Universality of the negativity in the Lipkin-Meshkov-Glick model

The entanglement between noncomplementary blocks of a many-body system, where a part of the system forms an ignored environment, is a largely untouched problem without analytic results. We rectify this gap by studying the logarithmic negativity between two macroscopic sets of spins in an arbitrary tripartition of a collection of mutually interacting spins described by the Lipkin-Meshkov-Glick Hamiltonian. This entanglement measure is found to be finite and universal at the critical point for any tripartition whereas it diverges for a bipartition. In this limiting case, we show that it behaves as the entanglement entropy, suggesting a deep relation between the scaling exponents of these two independently defined quantities which may be valid for other systems.

Figure 1

Logarithmic negativity $\mathcal{L}$ as a function of magnetic field $h$ for an equal tripartition ${\tau }_1={\tau }_2={\tau }_3=1/3$ and for two different values of the anisotropy parameter $\gamma$. In the thermodynamic limit, corresponding to the red (gray) lines, at the critical point, $\mathcal{L}$ is universal (independent of $\gamma$).
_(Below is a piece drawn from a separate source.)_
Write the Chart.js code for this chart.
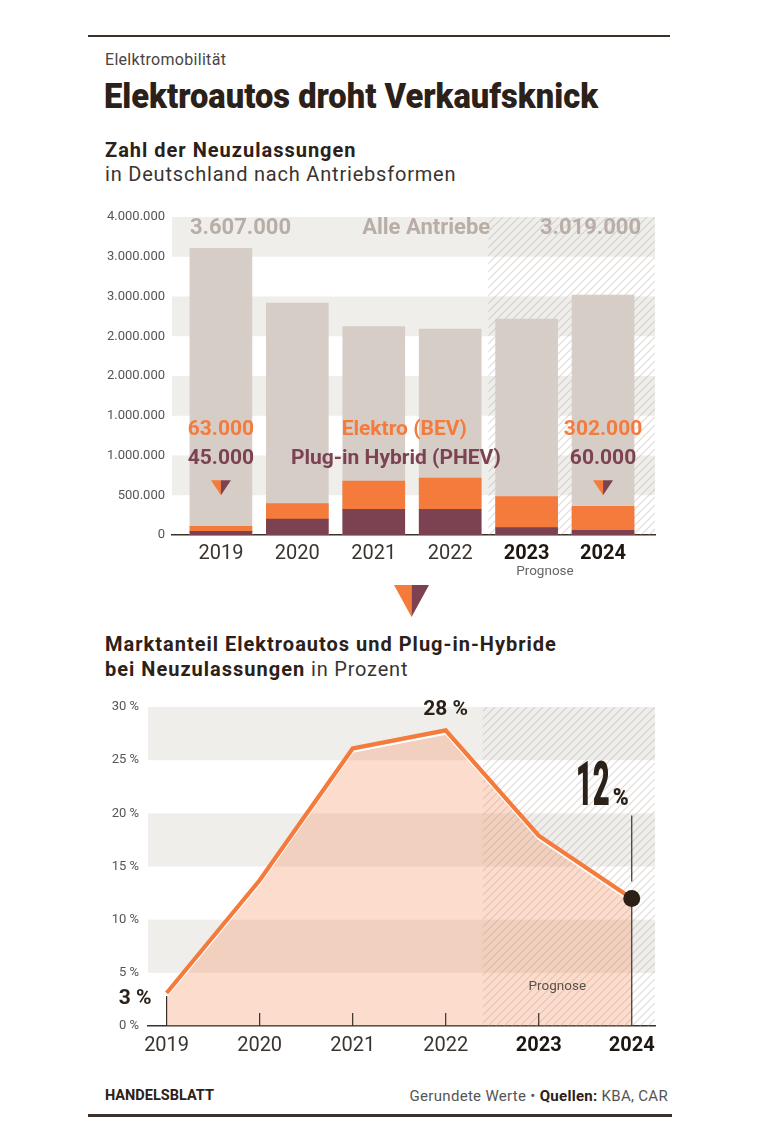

Black lines correspond to numerical data for $N=90$, 150, 210, which match the analytical prediction $N=\infty$ increasingly well. Note also that $\mathcal{L}$ vanishes for $h=\sqrt{\gamma }$ where the ground state is separable [12].

Figure 2

Logarithmic negativity $\mathcal{L}$ as a function of the magnetic field $h$ for a bipartition ${\tau }_1=1/3,{\tau }_3=2/3,$ and $\gamma =1/2$, shown as red (gray) line. In the broken phase $h<1$ we plot $\mathcal{L}+\ln 2$ for a reason detailed in the text. Black lines corresponds to exact diagonalization data for $N=180$, 270, 360. Inset: Scaling of $\mathcal{L}$ with system size $N=120,150,\dots ,1080$ from exact diagonalization (black circles) approaching a linear dependence on $\ln N$ with slope $1/6$ (dashed line) for large $N$.